Hey Chuck – A couple of issues
First of all, The Shoup model has three parts, letting the free market set rates is one only. The parts are:
1. Free market sets rates
2. Money generated is returned in a tangible form to the neighborhoods where it came from
3. Parking requirements are removed.
Now you don't have to read the book.
In Pasadena, the money that businesses paid didn't nearly cover the costs of the structures…. If you go there now, you will pay to park in the structures, but not as much as on street. That is how it should be, the most convenient parking should be more expensive than the less convenient. The problem with "free" parking is that the employees of the businesses take it and there is no room for customers. Sorry, it happens everywhere.
One of the things that would help and would provide parking structures would be that if the on street parking was charged at a rate to keep 15% open, the money generated could assist in the building of garages. Also, the free market would be incentivized to build the garages and not stick the taxpayers with the bill. Why should I build something and have to charge for it, when the city is giving it away across the street.) You talk about fair, but you want all the people who don't own cars to pay for the people who do. Pay for the parking, the structures, and everything. That makes no sense to me at all. As for roads, most of them are paid through gasoline taxes, like a use tax — that makes sense. Toll roads make sense, too – after all, people who use them pay for them, those that elect not to, have alternatives.
Shoup does NOT say that parking fees should be raised. He simply says that they should be set by the marketplace. They should change hourly, daily, weekly as the demand changes. As for 3rd and Melrose – there are hundreds if not thousands of spaces just a few feet away in the nearby neighborhoods. Of course the property owners don't want parkers there. I wonder if they would be motivated if people paid to park in front of their houses and the money was returned to them in the form of lower property taxes. If the space in front of my house generated even $20 a week, that's a grand a year – and if that grand were shown on my taxes as a "minus" don't you think I would be more inclined not to worry too much about the folks parking there? After all the enforcement folks driving around would also add security.
A fellow in New York has suggested that those placards that folks in the neighborhood parking restriction areas be transferrable. If I want, I can sell my permit to whomever I choose. I would find an employee or store owner and sell them the permit. They could then park in my neighborhood and take the stress off the parking be the stores.
See there are many solutions. However one must be creative.
It's the city that's raising the parking fees and not taking anything into consideration (like time of day, day of week, etc). There is plenty of room Tuesday morning on 3rd. Why charge $4 a hour. But on Friday and Saturday night. Raise the rates.
Right now on Third there is a building with what looks like 75 parking spaces on its roof (Across from Toast). Its unoccupied. They should open the parking, charge whatever, and take pressure off the street. But…
There are also many spaces behind all the stores and restaurants (alley). Many are unused.
The last thing one wants, I think, is to have the government come in and try to "solve" the problem. No one has been able to show me where government involvement has solved any problem, anywhere.

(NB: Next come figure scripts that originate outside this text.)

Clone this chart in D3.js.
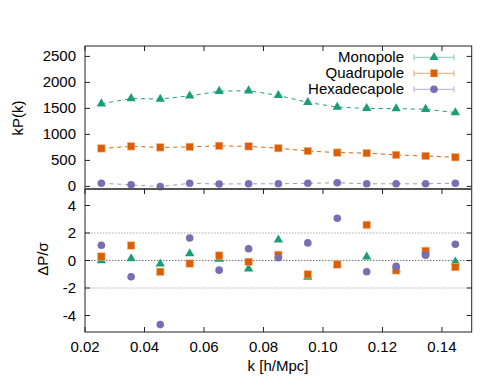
<!DOCTYPE html>
<html><head><meta charset="utf-8">
<script src="https://cdn.jsdelivr.net/npm/d3@7"></script>
<style>
body{margin:0;background:#fff;}
text{font-family:"Liberation Sans",Arial,Helvetica,sans-serif;fill:#000;}
</style></head>
<body><svg id="c" width="495" height="383"></svg>
<script>
const kValues = [0.0255,0.0355,0.0453,0.0552,0.0651,0.0750,0.0850,0.0949,0.1048,0.1147,0.1246,0.1345,0.1445];
const monopole = [1590,1690,1680,1740,1830,1840,1750,1615,1525,1500,1495,1485,1420];
const quadrupole = [730,770,750,760,780,770,735,680,650,640,605,585,560];
const hexadecapole = [60,30,-5,60,45,50,50,60,70,50,50,50,60];
const resMonopole = [0.0,0.14,-0.24,0.5,0.1,-0.6,1.5,-1.2,-0.3,0.27,-0.65,0.65,-0.1];
const resQuadrupole = [0.29,1.09,-0.82,-0.22,0.36,-0.1,0.41,-1.01,-0.29,2.59,-0.72,0.70,-0.48];
const resHexadecapole = [1.11,-1.18,-4.66,1.64,-0.70,0.85,0.2,1.28,3.07,-0.82,-0.43,0.39,1.18];
const seriesNames = ["Monopole","Quadrupole","Hexadecapole"];
const colors = ["#1b9e77","#d95f02","#7570b3"];
const xTicks = [0.02,0.04,0.06,0.08,0.10,0.12,0.14];
const topTicks = [0,500,1000,1500,2000,2500];
const botTicks = [-4,-2,0,2,4];

const svg = d3.select("#c");
const L=85, R=471.7, T=46, M=189, B=332;
const x = d3.scaleLinear().domain([0.02,0.15]).range([L,R]);
const yT = d3.scaleLinear().domain([-50,2700]).range([M,T]);
const yB = d3.scaleLinear().domain([-5.2,5.2]).range([B,M]);
const tl = 5;

function marker(g, type, cx, cy, color){
  if(type===0){
    g.append("path").attr("d", d3.symbol(d3.symbolTriangle, 38)()).attr("transform",`translate(${cx},${cy})`).attr("fill",color);
  } else if(type===1){
    g.append("rect").attr("x",cx-3.7).attr("y",cy-3.7).attr("width",7.4).attr("height",7.4).attr("fill",color).attr("stroke","#f5b78a").attr("stroke-width",0.6);
  } else {
    g.append("circle").attr("cx",cx).attr("cy",cy).attr("r",3.8).attr("fill",color);
  }
}

// guide lines in bottom panel
[[2,"#aaa"],[0,"#777"],[-2,"#aaa"]].forEach(([v,c])=>{
  svg.append("line").attr("x1",L).attr("x2",R).attr("y1",yB(v)).attr("y2",yB(v))
    .attr("stroke",c).attr("stroke-width",1).attr("stroke-dasharray","1.5,1.5");
});

// top panel series
const topData=[monopole,quadrupole,hexadecapole];
topData.forEach((vals,si)=>{
  const line=d3.line().x((d,i)=>x(kValues[i])).y(d=>yT(d));
  svg.append("path").attr("d",line(vals)).attr("fill","none").attr("stroke",colors[si])
    .attr("stroke-width",1).attr("stroke-dasharray","4,4").attr("opacity",si===2?0.75:1);
  const g=svg.append("g");
  vals.forEach((v,i)=>marker(g,si,x(kValues[i]),yT(v),colors[si]));
});

// bottom panel series
const botData=[resMonopole,resQuadrupole,resHexadecapole];
botData.forEach((vals,si)=>{
  const g=svg.append("g");
  vals.forEach((v,i)=>marker(g,si,x(kValues[i]),yB(v),colors[si]));
});

// frames
const fr = svg.append("g").attr("fill","none").attr("stroke","#222").attr("stroke-width",1);
fr.append("rect").attr("x",L).attr("y",T).attr("width",R-L).attr("height",M-T);
fr.append("rect").attr("x",L).attr("y",M).attr("width",R-L).attr("height",B-M);
svg.append("line").attr("x1",L).attr("x2",R).attr("y1",M).attr("y2",M).attr("stroke","#555").attr("stroke-width",2.2);

// ticks
const tk = svg.append("g").attr("stroke","#222").attr("stroke-width",1);
xTicks.forEach(t=>{
  tk.append("line").attr("x1",x(t)).attr("x2",x(t)).attr("y1",T).attr("y2",T+tl);
  tk.append("line").attr("x1",x(t)).attr("x2",x(t)).attr("y1",M).attr("y2",M+tl);
  tk.append("line").attr("x1",x(t)).attr("x2",x(t)).attr("y1",B).attr("y2",B-tl);
});
topTicks.forEach(t=>{
  tk.append("line").attr("x1",L).attr("x2",L+tl).attr("y1",yT(t)).attr("y2",yT(t));
  tk.append("line").attr("x1",R).attr("x2",R-tl).attr("y1",yT(t)).attr("y2",yT(t));
});
botTicks.forEach(t=>{
  tk.append("line").attr("x1",L).attr("x2",L+tl).attr("y1",yB(t)).attr("y2",yB(t));
  tk.append("line").attr("x1",R).attr("x2",R-tl).attr("y1",yB(t)).attr("y2",yB(t));
});

// tick labels
const fs = 15;
topTicks.forEach(t=>{
  svg.append("text").attr("x",76).attr("y",yT(t)+5).attr("text-anchor","end").attr("font-size",fs).text(t);
});
botTicks.forEach(t=>{
  svg.append("text").attr("x",76).attr("y",yB(t)+5).attr("text-anchor","end").attr("font-size",fs).text(t);
});
xTicks.forEach(t=>{
  svg.append("text").attr("x",x(t)).attr("y",352).attr("text-anchor","middle").attr("font-size",fs).text(d3.format(".2f")(t));
});

// axis labels
svg.append("text").attr("transform","translate(23,118) rotate(-90)").attr("text-anchor","middle").attr("font-size",fs).text("kP(k)");
svg.append("text").attr("transform","translate(48,259) rotate(-90)").attr("text-anchor","middle").attr("font-size",fs).text("ΔP/σ");
svg.append("text").attr("x",278).attr("y",371).attr("text-anchor","middle").attr("font-size",fs).text("k [h/Mpc]");

// legend
seriesNames.forEach((n,i)=>{
  const cy = 57.3 + i*16;
  svg.append("text").attr("x",404).attr("y",cy+5).attr("text-anchor","end").attr("font-size",fs).text(n);
  const g=svg.append("g").attr("stroke",colors[i]).attr("stroke-width",1).attr("opacity",0.55);
  g.append("line").attr("x1",414).attr("x2",454).attr("y1",cy).attr("y2",cy);
  g.append("line").attr("x1",414).attr("x2",414).attr("y1",cy-3).attr("y2",cy+3);
  g.append("line").attr("x1",454).attr("x2",454).attr("y1",cy-3).attr("y2",cy+3);
  marker(svg,i,434,cy,colors[i]);
});
</script></body></html>
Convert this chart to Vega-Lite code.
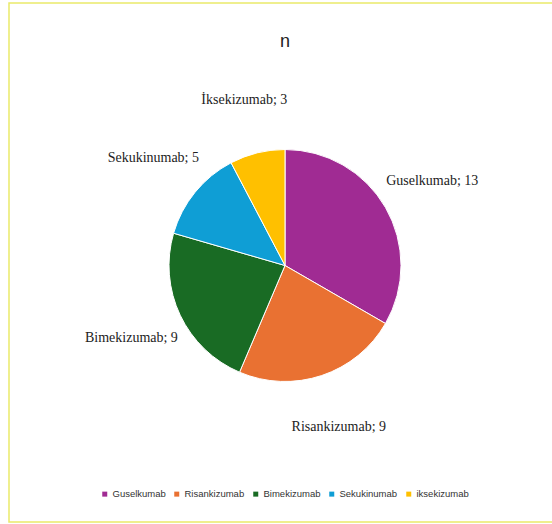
{
  "$schema": "https://vega.github.io/schema/vega-lite/v6.json",
  "width": 552,
  "height": 519,
  "autosize": {"type": "none"},
  "padding": {"left": 9, "top": 3, "right": 0, "bottom": 2},
  "background": "white",
  "view": {"stroke": "#eaea6a", "strokeWidth": 1.5},
  "title": {
    "text": "n",
    "offset": -57,
    "anchor": "middle",
    "font": "Liberation Sans",
    "fontSize": 18,
    "fontWeight": "normal",
    "color": "#222222",
    "baseline": "middle"
  },
  "data": {
    "values": [
      {"drug": "Guselkumab", "label": "Guselkumab; 13", "n": 13},
      {"drug": "Risankizumab", "label": "Risankizumab; 9", "n": 9},
      {"drug": "Bimekizumab", "label": "Bimekizumab; 9", "n": 9},
      {"drug": "Sekukinumab", "label": "Sekukinumab; 5", "n": 5},
      {"drug": "iksekizumab", "label": "İksekizumab; 3", "n": 3}
    ]
  },
  "transform": [{"window": [{"op": "row_number", "as": "idx"}]}],
  "encoding": {
    "theta": {"field": "n", "type": "quantitative", "stack": true},
    "order": {"field": "idx", "type": "quantitative", "sort": "ascending"},
    "color": {
      "field": "drug",
      "type": "nominal",
      "sort": ["Guselkumab", "Risankizumab", "Bimekizumab", "Sekukinumab", "iksekizumab"],
      "scale": {
        "domain": ["Guselkumab", "Risankizumab", "Bimekizumab", "Sekukinumab", "iksekizumab"],
        "range": ["#a02b93", "#e97132", "#196b24", "#0f9ed5", "#ffc000"]
      },
      "legend": {
        "title": null,
        "orient": "none",
        "legendX": 91,
        "legendY": 486,
        "direction": "horizontal",
        "columns": 5,
        "symbolType": "square",
        "symbolSize": 25,
        "symbolStrokeWidth": 0,
        "labelFont": "Liberation Sans",
        "labelFontSize": 9.5,
        "labelColor": "#333333",
        "columnPadding": 6,
        "labelOffset": 3
      }
    }
  },
  "layer": [
    {
      "mark": {"type": "arc", "outerRadius": 116, "stroke": "white", "strokeWidth": 1, "yOffset": 3}
    },
    {
      "mark": {"type": "text", "radius": 170, "font": "Liberation Serif", "fontSize": 14, "color": "#222222", "yOffset": 3},
      "encoding": {
        "text": {"field": "label", "type": "nominal"},
        "color": {"value": "#222222"},
        "detail": {"field": "drug", "type": "nominal"}
      }
    }
  ]
}
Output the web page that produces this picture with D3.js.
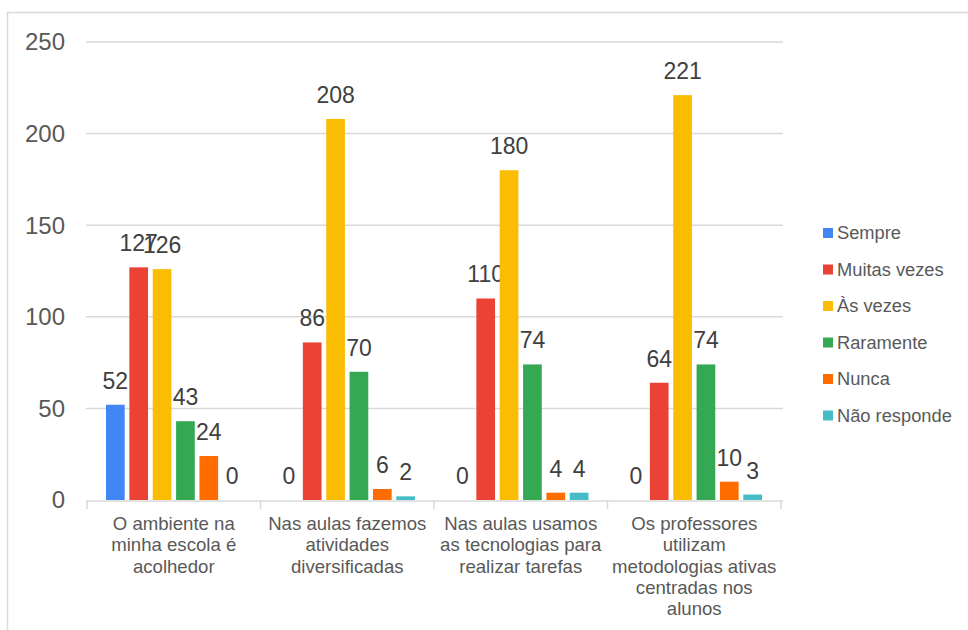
<!DOCTYPE html>
<html><head><meta charset="utf-8">
<script src="https://cdn.jsdelivr.net/npm/d3@7"></script>
<style>body{margin:0;background:#fff}svg{display:block}text{font-family:"Liberation Sans",Arial,sans-serif}</style>
</head><body><svg id="c" width="968" height="630"></svg>
<script>
const categories = [
  ["O ambiente na","minha escola é","acolhedor"],
  ["Nas aulas fazemos","atividades","diversificadas"],
  ["Nas aulas usamos","as tecnologias para","realizar tarefas"],
  ["Os professores","utilizam","metodologias ativas","centradas nos","alunos"]
];
const seriesNames = ["Sempre","Muitas vezes","Às vezes","Raramente","Nunca","Não responde"];
const seriesColors = ["#4285F4","#EA4335","#FBBC04","#34A853","#FF6D01","#46BDC6"];
const sempre = [52,0,0,0];
const muitasVezes = [127,86,110,64];
const asVezes = [126,208,180,221];
const raramente = [43,70,74,74];
const nunca = [24,6,4,10];
const naoResponde = [0,2,4,3];
const yTicks = [0,50,100,150,200,250];

const seriesValues = [sempre,muitasVezes,asVezes,raramente,nunca,naoResponde];
const svg = d3.select("#c");
// frame
svg.append("rect").attr("x",7.5).attr("y",12.5).attr("width",1000).attr("height",700)
  .attr("fill","none").attr("stroke","#d9d9d9").attr("stroke-width",1.5);

const pLeft=87, pRight=781, pTop=42, pBottom=500;
const y = d3.scaleLinear().domain([0,250]).range([pBottom,pTop]);
const catIdx = categories.map((c,i)=>i);
const x0 = d3.scaleBand().domain(catIdx).range([pLeft,pRight]).padding(0);
const x1 = d3.scaleBand().domain(seriesNames).range([19, x0.bandwidth()-19]).paddingInner(0.2).paddingOuter(0);

// gridlines
svg.append("g").selectAll("line").data(yTicks.filter(d=>d>0)).join("line")
  .attr("x1",pLeft-1).attr("x2",pRight+2).attr("y1",d=>y(d)).attr("y2",d=>y(d))
  .attr("stroke","#d9d9d9").attr("stroke-width",1.5);
// y labels
svg.append("g").selectAll("text").data(yTicks).join("text")
  .attr("x",65).attr("y",d=>y(d)).attr("dy","0.35em").attr("text-anchor","end")
  .attr("font-size",24).attr("fill","#595959").text(d=>d);

// bars
const g = svg.append("g");
catIdx.forEach(ci=>{
  seriesNames.forEach((s,si)=>{
    const v = seriesValues[si][ci];
    const bx = x0(ci)+x1(s);
    if(v>0){
      g.append("rect").attr("x",bx).attr("y",y(v)).attr("width",x1.bandwidth()).attr("height",y(0)-y(v))
        .attr("fill",seriesColors[si]);
    }
    g.append("text").attr("x",bx+x1.bandwidth()/2).attr("y",y(v)-16)
      .attr("text-anchor","middle").attr("font-size",23).attr("fill","#404040").text(v);
  });
});

// x axis line and ticks
svg.append("line").attr("x1",pLeft-1).attr("x2",pRight+2).attr("y1",pBottom+1).attr("y2",pBottom+1)
  .attr("stroke","#d9d9d9").attr("stroke-width",1.5);
const tickXs = catIdx.map(i=>x0(i)).concat([pRight]);
svg.append("g").selectAll("line").data(tickXs).join("line")
  .attr("x1",d=>d).attr("x2",d=>d).attr("y1",pBottom+1).attr("y2",pBottom+9)
  .attr("stroke","#d9d9d9").attr("stroke-width",1.5);
// category labels
catIdx.forEach(ci=>{
  const t = svg.append("text").attr("text-anchor","middle").attr("font-size",18.6).attr("fill","#595959");
  categories[ci].forEach((line,li)=>{
    t.append("tspan").attr("x",x0(ci)+x0.bandwidth()/2).attr("y",530+li*21.3).text(line);
  });
});

// legend
const lg = svg.append("g");
seriesNames.forEach((s,i)=>{
  const cy = 233 + i*36.5;
  lg.append("rect").attr("x",823).attr("y",cy-5).attr("width",10).attr("height",10).attr("fill",seriesColors[i]);
  lg.append("text").attr("x",837).attr("y",cy).attr("dy","0.35em").attr("font-size",18.3).attr("fill","#595959").text(s);
});
</script></body></html>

You seem to have a hair up your nose about the "rich." I have a Hair up my nose about the "poor." That stats I see show that virtually all homes in the US have electricity, phones, TV, most have air conditioning, hot water, and virtually all so called "poor" own a car. They are also extremely well fed, to the point of being overweight. Not that are they comfortable, clipping coupons. NO of course not, but when one says "poor" you think of dirt streets, no plumbing, going through dumpsters. Those aren't the poor who are trying to find a parking space on Melrose.